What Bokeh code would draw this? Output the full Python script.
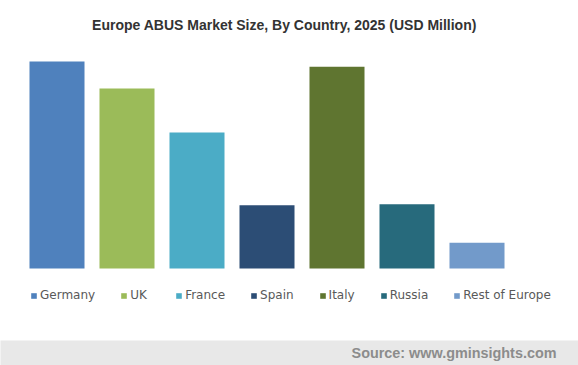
from bokeh.plotting import figure
from bokeh.models import ColumnDataSource, Range1d, Legend, Label, BoxAnnotation
from bokeh.embed import file_html
from bokeh.resources import INLINE

# ---- data ----
countries = ["Germany", "UK", "France", "Spain", "Italy", "Russia", "Rest of Europe"]
values = [40.0, 34.8, 26.3, 12.2, 39.0, 12.4, 5.0]
colors = ["#4f81bd", "#9bbb59", "#4bacc6", "#2c4d75", "#5f7530", "#276a7c", "#729aca"]
title_text = "Europe ABUS Market Size, By Country, 2025 (USD Million)"
source_text = "Source: www.gminsights.com"

# ---- layout constants ----
W, H = 578, 365
px_per_cat = 70.0
first_center = 56.5      # px from figure left
px_per_unit = 5.175
baseline_px = 268.0      # px from figure top

x_start = -first_center / px_per_cat
x_end = (W - first_center) / px_per_cat
y_end = baseline_px / px_per_unit
y_start = -(H - baseline_px) / px_per_unit

src = ColumnDataSource(dict(x=list(range(len(countries))), top=values,
                            color=colors, country=countries))

p = figure(width=W, height=H, output_backend="svg", toolbar_location=None,
           x_range=Range1d(x_start, x_end), y_range=Range1d(y_start, y_end),
           x_axis_location=None, y_axis_location=None, min_border=0,
           tools="")
p.outline_line_color = None
p.xgrid.visible = False
p.ygrid.visible = False
p.background_fill_color = "white"
p.border_fill_color = "white"

# footer band
band_top = -(340 - baseline_px) / px_per_unit
p.add_layout(BoxAnnotation(left=x_start - 1, right=x_end + 1, bottom=y_start - 1, top=band_top,
                           fill_color="#e8e8e8", fill_alpha=1.0, line_color=None,
                           level="underlay"))

r = p.vbar(x="x", top="top", bottom=0, width=0.786, color="color", line_color=None,
           source=src, legend_field="country")

leg = p.legend[0]
legend = Legend(items=leg.items, orientation="horizontal", location=(30, 63),
                glyph_width=7, glyph_height=7, label_standoff=3, spacing=25,
                padding=0, margin=0, border_line_color=None,
                background_fill_alpha=0, label_text_font="DejaVu Sans",
                label_text_font_size="12px", label_text_color="#595959",
                label_height=14)
p.center.remove(leg)
p.add_layout(legend)

p.add_layout(Label(x=284, y=H - 24, x_units="screen", y_units="screen",
                   text=title_text, text_align="center", text_baseline="middle",
                   text_font="Liberation Sans", text_font_style="bold",
                   text_font_size="14px", text_color="#333333"))
p.add_layout(Label(x=556, y=H - 352, x_units="screen", y_units="screen",
                   text=source_text, text_align="right", text_baseline="middle",
                   text_font="Liberation Sans", text_font_style="bold",
                   text_font_size="14.4px", text_color="#8c8c8c"))

open("out.html", "w").write(file_html(p, INLINE))
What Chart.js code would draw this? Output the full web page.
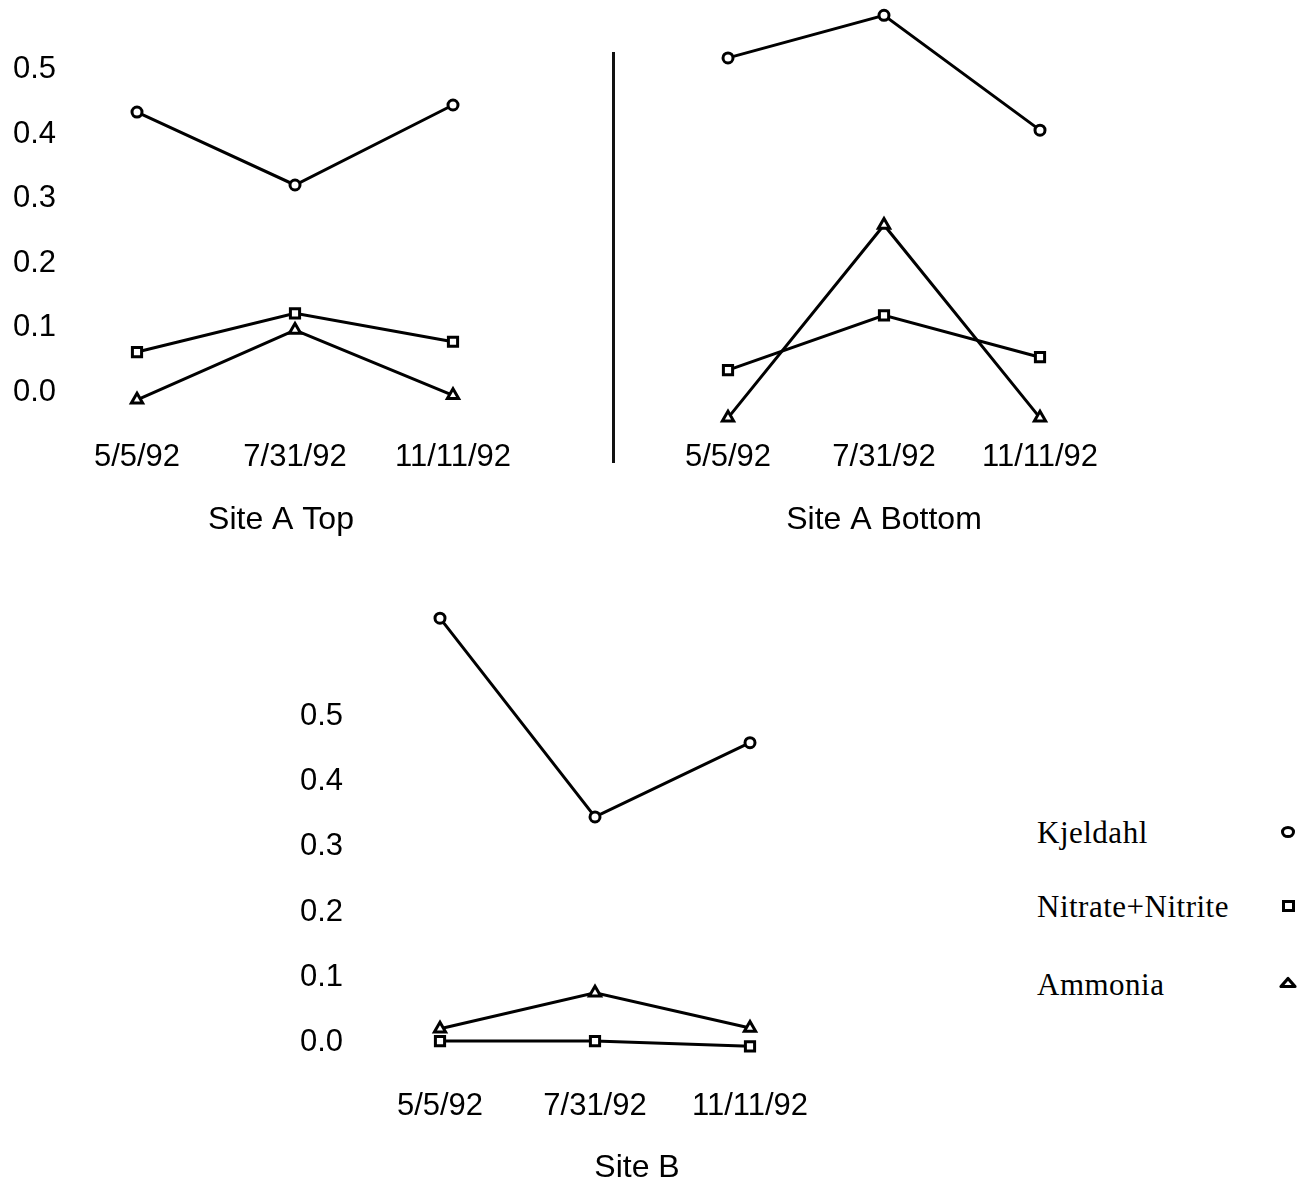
<!DOCTYPE html>
<html>
<head>
<meta charset="utf-8">
<script src="https://cdn.jsdelivr.net/npm/chart.js@4.4.1/dist/chart.umd.min.js"></script>
<style>
  html, body { margin: 0; padding: 0; background: #fff; overflow: hidden; }
  #wrap { position: relative; width: 1312px; height: 1181px; background: #fff; overflow: hidden; }
  canvas { position: absolute; }
  .divider { position: absolute; left: 612px; top: 52px; width: 3px; height: 411px; background: #111; }
  .leg { position: absolute; left: 1037px; font-family: 'Liberation Serif', 'Times New Roman', serif;
         font-size: 31px; line-height: 31px; letter-spacing: 0.5px; color: #000; white-space: nowrap; }
  .legmark { position: absolute; left: 1276px; width: 24px; height: 24px; }
</style>
</head>
<body>
<div id="wrap">
  <canvas id="c1" width="560" height="560" style="left:0px;top:0px;"></canvas>
  <canvas id="c2" width="560" height="560" style="left:600px;top:0px;"></canvas>
  <canvas id="c3" width="720" height="621" style="left:280px;top:563px;"></canvas>
  <div class="divider"></div>
  <div class="leg" id="leg0" style="top:817px;"></div>
  <div class="leg" id="leg1" style="top:891px;"></div>
  <div class="leg" id="leg2" style="top:969px;"></div>
  <svg class="legmark" style="top:820px;" viewBox="0 0 24 24"><ellipse cx="12" cy="12" rx="5.5" ry="4.6" fill="#fff" stroke="#000" stroke-width="3"/></svg>
  <svg class="legmark" style="top:894px;" viewBox="0 0 24 24"><rect x="7.5" y="7.5" width="10" height="9" fill="#fff" stroke="#000" stroke-width="3"/></svg>
  <svg class="legmark" style="top:970px;" viewBox="0 0 24 24"><polygon points="5,16.5 19,16.5 12,8.5" fill="#fff" stroke="#000" stroke-width="3.2" stroke-linejoin="round"/></svg>
</div>
<script>
// ---------- data ----------
const dates = ['5/5/92', '7/31/92', '11/11/92'];
const yTickValues = [0, 0.1, 0.2, 0.3, 0.4, 0.5];
const seriesNames = ['Kjeldahl', 'Nitrate+Nitrite', 'Ammonia'];
const panelTitles = ['Site A Top', 'Site A Bottom', 'Site B'];

const siteATopKjeldahl = [0.434, 0.321, 0.445];
const siteATopNitrate  = [0.062, 0.122, 0.078];
const siteATopAmmonia  = [-0.012, 0.096, -0.005];

const siteABottomKjeldahl = [0.518, 0.584, 0.406];
const siteABottomNitrate  = [0.034, 0.119, 0.054];
const siteABottomAmmonia  = [-0.040, 0.259, -0.040];

const siteBKjeldahl = [0.651, 0.346, 0.460];
const siteBNitrate  = [0.002, 0.002, -0.006];
const siteBAmmonia  = [0.021, 0.076, 0.022];

// ---------- styling ----------
const SANS = "'Liberation Sans', Arial, Helvetica, sans-serif";
Chart.defaults.color = '#000';
Chart.defaults.font.family = SANS;

document.getElementById('leg0').textContent = seriesNames[0];
document.getElementById('leg1').textContent = seriesNames[1];
document.getElementById('leg2').textContent = seriesNames[2];

function ds(label, data, style, radius) {
  return {
    label: label, data: data,
    borderColor: '#000', borderWidth: 3, tension: 0, fill: false, clip: false,
    pointStyle: style, pointRadius: radius, pointHoverRadius: radius,
    pointBackgroundColor: '#fff', pointBorderColor: '#000', pointBorderWidth: 3
  };
}

function makeChart(id, kj, ni, am, title, cfg) {
  const scales = {
    x: {
      type: 'category', offset: true,
      grid: { display: false, drawTicks: false }, border: { display: false },
      ticks: { padding: cfg.xPad, maxRotation: 0, autoSkip: false,
               font: { size: 31, family: SANS, lineHeight: 1 }, color: '#000' },
      afterFit: s => { s.height = 55; }
    },
    y: {
      type: 'linear', min: cfg.yMin, max: cfg.yMax, display: cfg.showY,
      grid: { display: false, drawTicks: false }, border: { display: false },
      afterBuildTicks: s => { s.ticks = yTickValues.map(v => ({ value: v })); },
      ticks: { padding: cfg.yPad, mirror: !!cfg.mirror, autoSkip: false,
               font: { size: 31, family: SANS, lineHeight: 1 }, color: '#000',
               callback: v => v.toFixed(1) },
      afterFit: s => { s.width = cfg.yWidth; }
    }
  };
  if (cfg.rightSpace) {
    scales.yPad = {
      type: 'linear', position: 'right', display: true,
      grid: { display: false, drawTicks: false }, border: { display: false },
      ticks: { display: false },
      afterFit: s => { s.width = cfg.rightSpace; }
    };
  }
  return new Chart(document.getElementById(id), {
    type: 'line',
    data: {
      labels: dates,
      datasets: [
        ds(seriesNames[0], kj, 'circle', 5),
        ds(seriesNames[1], ni, 'rect', 6.5),
        ds(seriesNames[2], am, 'triangle', 6.5)
      ]
    },
    options: {
      responsive: false, animation: false, devicePixelRatio: 1,
      layout: { padding: cfg.padding, autoPadding: false },
      plugins: {
        legend: { display: false },
        tooltip: { enabled: false },
        title: { display: true, position: 'bottom', text: title, color: '#000',
                 font: { size: 32, family: SANS, weight: 'normal', lineHeight: 1 },
                 padding: { top: cfg.titlePad, bottom: 0 } }
      },
      scales: scales
    }
  });
}

makeChart('c1', siteATopKjeldahl, siteATopNitrate, siteATopAmmonia, panelTitles[0], {
  yMin: -0.07, yMax: 0.6, showY: true, yWidth: 28, yPad: -45, mirror: true, xPad: 5, titlePad: 12,
  padding: { left: 30, right: 28, top: 5, bottom: 23.8 }
});

makeChart('c2', siteABottomKjeldahl, siteABottomNitrate, siteABottomAmmonia, panelTitles[1], {
  yMin: -0.07, yMax: 0.6, showY: false, yWidth: 0, yPad: 2, xPad: 5, titlePad: 12,
  padding: { left: 50, right: 42, top: 5, bottom: 23.8 }
});

makeChart('c3', siteBKjeldahl, siteBNitrate, siteBAmmonia, panelTitles[2], {
  yMin: -0.07, yMax: 0.68, showY: true, yWidth: 82.5, yPad: 19.5, xPad: 3, titlePad: 9,
  rightSpace: 166.5,
  padding: { left: 0, right: 6, top: 36.3, bottom: 0 }
});
</script>
</body>
</html>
========
From the opening line of the entries above to the line containing "p.add_layout(legend)", please transcribe each line exactly, skipping every picture.

● **COMPLETED TASK**
What Bokeh code would draw this? Output the full Python script.
from bokeh.plotting import figure
from bokeh.models import ColumnDataSource, Range1d, Legend, Label, BoxAnnotation
from bokeh.embed import file_html
from bokeh.resources import INLINE

# ---- data ----
countries = ["Germany", "UK", "France", "Spain", "Italy", "Russia", "Rest of Europe"]
values = [40.0, 34.8, 26.3, 12.2, 39.0, 12.4, 5.0]
colors = ["#4f81bd", "#9bbb59", "#4bacc6", "#2c4d75", "#5f7530", "#276a7c", "#729aca"]
title_text = "Europe ABUS Market Size, By Country, 2025 (USD Million)"
source_text = "Source: www.gminsights.com"

# ---- layout constants ----
W, H = 578, 365
px_per_cat = 70.0
first_center = 56.5      # px from figure left
px_per_unit = 5.175
baseline_px = 268.0      # px from figure top

x_start = -first_center / px_per_cat
x_end = (W - first_center) / px_per_cat
y_end = baseline_px / px_per_unit
y_start = -(H - baseline_px) / px_per_unit

src = ColumnDataSource(dict(x=list(range(len(countries))), top=values,
                            color=colors, country=countries))

p = figure(width=W, height=H, output_backend="svg", toolbar_location=None,
           x_range=Range1d(x_start, x_end), y_range=Range1d(y_start, y_end),
           x_axis_location=None, y_axis_location=None, min_border=0,
           tools="")
p.outline_line_color = None
p.xgrid.visible = False
p.ygrid.visible = False
p.background_fill_color = "white"
p.border_fill_color = "white"

# footer band
band_top = -(340 - baseline_px) / px_per_unit
p.add_layout(BoxAnnotation(left=x_start - 1, right=x_end + 1, bottom=y_start - 1, top=band_top,
                           fill_color="#e8e8e8", fill_alpha=1.0, line_color=None,
                           level="underlay"))

r = p.vbar(x="x", top="top", bottom=0, width=0.786, color="color", line_color=None,
           source=src, legend_field="country")

leg = p.legend[0]
legend = Legend(items=leg.items, orientation="horizontal", location=(30, 63),
                glyph_width=7, glyph_height=7, label_standoff=3, spacing=25,
                padding=0, margin=0, border_line_color=None,
                background_fill_alpha=0, label_text_font="DejaVu Sans",
                label_text_font_size="12px", label_text_color="#595959",
                label_height=14)
p.center.remove(leg)
p.add_layout(legend)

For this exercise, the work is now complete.